Sunday, 3 July 2011

The Ancestor Cell, by Stephen Cole and Peter Anghelides (BBC Novel)




"Romana gave an apologetic little cough, and dangled her shoes on the tips of her outstretched toes. She was studying the tattoo on her bare ankle as though it were the most fascinating thing in the whole room."


As this book concludes a story arc begun by Lawrence Miles, I recommend reading his review of this novel before reading mine. Be warned, he does use some strong language.

As an individual novel, I have read many that are much poorer in style and which are much less interesting to read. Nevertheless, The Ancestor Cell cannot simply be treated as an individual novel. Not only does it conclude a story arc, but it introduces a massive change to the Doctor Who universe within the BBC novel line, namely the apparent destruction of Gallifrey.

It has been suggested by some fans that the War in Heaven was such a big whopping story arc that any resolution to it would have been disappointing. My question to those fans would be whether the War arc really needed resolving at all. Obviously, the character arc of Compassion needed to be resolved, but ironically, The Ancestor Cell actually fails to do that. Given that the war between the Time Lords and the unknown Enemy takes place in the Doctor's future, why not just leave the whole thing hanging in the air? If we go back to the Seventh Doctor era, one of the great things about the "Cartmel Masterplan" was that it was not actually a masterplan at all, but just a lot of hints and ideas that were never developed fully enough to cause any massive continuity problems. That all changed when Virgin allowed Marc Platt to turn the "Masterplan" into a real live story arc in Lungbarrow and come up with a disappointing and uninteresting backstory for the Doctor. To my mind, the real mistake of BBC editors was to take the delightfully imaginative elements in Alien Bodies and turn them into a big narrative arc. What would have worked far better would have been to follow the lead of Cartmel and occasionally drop in some hints about what was going to happen in the future war of the Time Lords.

The clumsy solution to the whole War arc is simple. The Doctor pulls a lever and blows up Gallifrey. No Gallifrey, no future war.
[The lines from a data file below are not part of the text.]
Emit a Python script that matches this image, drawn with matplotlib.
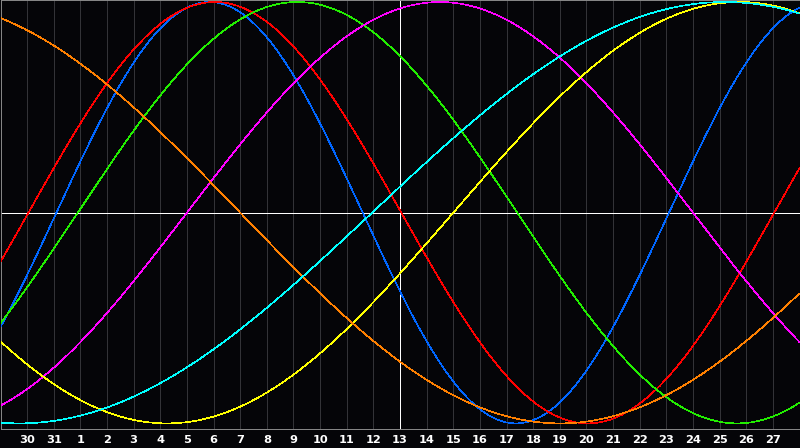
import numpy as np
import matplotlib
matplotlib.use("Agg")
import matplotlib.pyplot as plt

# ---- data ----
day_labels = [30, 31] + list(range(1, 28))          # tick labels at grid positions 1..29
today_pos = 15                                       # position of the "today" line (day 13)
cycle_names = ["Physical", "Emotional", "Intellectual", "Intuitive",
               "Aesthetic", "Awareness", "Spiritual"]
cycle_days = [23, 28, 33, 38, 43, 48, 53]            # cycle lengths (days)
cycle_phase_today = [12.9, 13.95, 12.1, 8.0, 41.0, 30.0, 1.05]  # days into cycle at today
cycle_colors = ["#0066ff", "#ff0000", "#22ee00", "#ff00ff",
                "#ffff00", "#ff8000", "#00ffff"]

W, H = 800, 448
LW = 0.7  # ~1 px at 100 dpi
fig = plt.figure(figsize=(W / 100, H / 100), dpi=100)
fig.patch.set_facecolor("#050508")

# axes placed so that border lines fall on pixel centres
left_px, right_px, top_px, bot_px = 0.5, 799.5, 0.5, 428.5
ax = fig.add_axes([left_px / W, (H - bot_px) / H, (right_px - left_px) / W, (bot_px - top_px) / H])
ax.set_facecolor("#050508")

n_days = len(day_labels) + 1
ax.set_xlim(0, n_days)
center, amp = 212.7, 210.7
ax.set_ylim((center - bot_px) / amp, (center - top_px) / amp)

for s in ax.spines.values():
    s.set_color("#8a8a8a")
    s.set_linewidth(LW)
ax.set_xticks([])
ax.set_yticks([])

# day grid
for i in range(1, n_days):
    ax.axvline(i, color="#333337", lw=LW, antialiased=False, zorder=1)
ax.axhline(0, color="#ffffff", lw=LW, antialiased=False, zorder=2)
ax.axvline(today_pos, color="#ffffff", lw=LW, antialiased=False, zorder=2)

t = np.linspace(0, n_days, 401)
for name, P, ph, c in zip(cycle_names, cycle_days, cycle_phase_today, cycle_colors):
    v = np.sin(2 * np.pi * (ph + (t - today_pos)) / P)
    ax.plot(t, v, color=c, lw=0.45, antialiased=False, zorder=3, label=name,
            solid_joinstyle="miter", solid_capstyle="butt")

# day labels
for i, lab in enumerate(day_labels, start=1):
    x = (left_px + i * (right_px - left_px) / n_days) / W
    fig.text(x, (H - 439.5) / H, str(lab), color="white", fontsize=8.2,
             fontweight="bold", ha="center", va="center", family="DejaVu Sans")

fig.savefig("out.png", dpi=100, facecolor=fig.get_facecolor())
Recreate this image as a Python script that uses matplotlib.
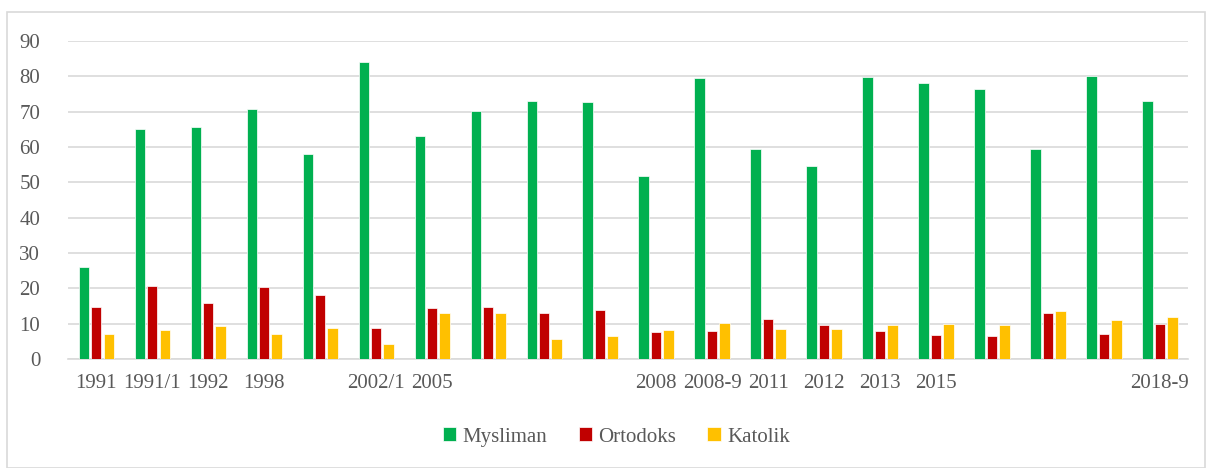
import matplotlib.pyplot as plt
import numpy as np
from matplotlib.patches import Rectangle

plt.rcParams['font.family'] = ['Liberation Serif', 'DejaVu Serif']

years = ["1991", "1991/1", "1992", "1998", "", "2002/1", "2005", "", "", "",
         "2008", "2008-9", "2011", "2012", "2013", "2015", "", "", "", "2018-9"]
mysliman = [25.9, 65.0, 65.8, 70.7, 57.9, 84.0, 63.2, 70.1, 73.0, 72.7,
            51.9, 79.5, 59.3, 54.7, 79.8, 78.0, 76.4, 59.5, 80.2, 73.0]
ortodoks = [14.7, 20.7, 15.8, 20.4, 18.0, 8.8, 14.5, 14.6, 12.9, 13.9,
            7.7, 7.8, 11.4, 9.5, 8.0, 6.9, 6.4, 12.9, 7.1, 9.9]
katolik = [7.0, 8.2, 9.3, 7.1, 8.8, 4.3, 12.9, 13.0, 5.8, 6.5,
           8.3, 10.3, 8.6, 8.5, 9.5, 9.8, 9.5, 13.7, 10.9, 11.9]

txt = '#595959'
grid = '#d9d9d9'

fig = plt.figure(figsize=(12.11, 4.68), dpi=100)
ax = fig.add_axes([0.0562, 0.2329, 0.9248, 0.6795])

x = np.arange(len(years))
w = 0.18
step = 0.223
ax.bar(x - step, mysliman, w, color='#00B050', edgecolor='white', linewidth=0.5, label='Mysliman', zorder=3)
ax.bar(x, ortodoks, w, color='#C00000', edgecolor='white', linewidth=0.5, label='Ortodoks', zorder=3)
ax.bar(x + step, katolik, w, color='#FFC000', edgecolor='white', linewidth=0.5, label='Katolik', zorder=3)

ax.set_xlim(-0.5, len(years) - 0.5)
ax.set_ylim(0, 90)
ax.set_yticks(range(0, 91, 10))
ax.set_xticks(x)
ax.set_xticklabels(years)
ax.yaxis.grid(True, color=grid, linewidth=1.2, zorder=0)
ax.set_axisbelow(True)
for s in ['left', 'right', 'top']:
    ax.spines[s].set_visible(False)
ax.spines['bottom'].set_color(grid)
ax.spines['bottom'].set_linewidth(1.2)
ax.tick_params(axis='both', length=0, labelsize=15, labelcolor=txt)
ax.tick_params(axis='y', pad=20)
ax.tick_params(axis='x', pad=11)

fig.legend(loc='center', bbox_to_anchor=(0.509, 0.066), ncol=3, frameon=False,
           fontsize=15, labelcolor=txt, handlelength=0.65, handleheight=0.65,
           handletextpad=0.3, columnspacing=1.5)

fig.add_artist(Rectangle((0.006, 0.0), 0.989, 0.974, transform=fig.transFigure,
                         fill=False, edgecolor='#d9d9d9', linewidth=1.2))

fig.savefig('out.png', dpi=100)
It seems hard to imagine the Doctor actually doing this, however troubled he may be about the war. Of course, by altering future history this way, he is in fact creating a temporal paradox. Given all the trouble he has had with Faction Paradox re-writing his past, it seems bonkers that he would do this.

Faction Paradox are murdered by this story. In Alien Bodies, they were a seductive cult with a real sense of fun. In Ancestor Cell, they are turned into a bunch of shambling grotesques who nobody would dream of joining. Moving away from cultish or criminal activities, they become a standard set of Doctor Who bad guys and carry out a military invasion of Gallifrey.

The book offers us a half-hearted attempt to reveal the identity of the Enemy. It is suggested in a massive info-dump, that the Enemy are some of weird life form that would have come to dominate the universe had it not been for the Time Lords. This is a massively disappointing idea. Of course, this is not necessarily gospel, as it is a bad guy who claims all this and he could just be wrong. Lawrence Miles tells us this is definitely not his idea of who they are.

The Ancestor Cell gives us a glimpse of a Time Lord society that is utterly corrupt and devious. We already knew the Time Lords were like that. Lawrence Miles moved us on from that idea by combining the Holmsian model of the Time Lords as Machiavellian schemers with the original idea of the Time Lords as gods or elemental forces. The Ancestor Cell ends up making the Time Lords mundane again by populating Gallifrey with bored rich kids and starving homeless people. One thing that really damages the believability of this book is the idea that Castellan Vorzati would suffer prejudice because of a youthful looking regeneration. The Time Lords must have seen countless examples of regeneration to a more youthful body. It is absurd that they should so take appearances into account.

As I said, the one part of the arc that needed resolution was Compassion. At the end of this novel, she makes her escape, taking a Gallifreyan technician as captive. For most of the book, however, she is written out of the action. This is one of the most disappointing things in the BBC books. They gave us a really interesting character and then allowed lame, unimaginative writers to just ignore her.

Romana III, introduced in Shadows of Avalon, is one of the few entertaining elements in this story. She is the campest and bitchiest of camp bitchy characters. Her approach to carpet care is odd though. She complains about characters shuffling about on her carpet, but she walks about on it with high heels. If she really wanted to look after her carpet, she would take off the stiletto heels and ask everybody to remove their shoes. But then science fiction writers never think about that sort of thing.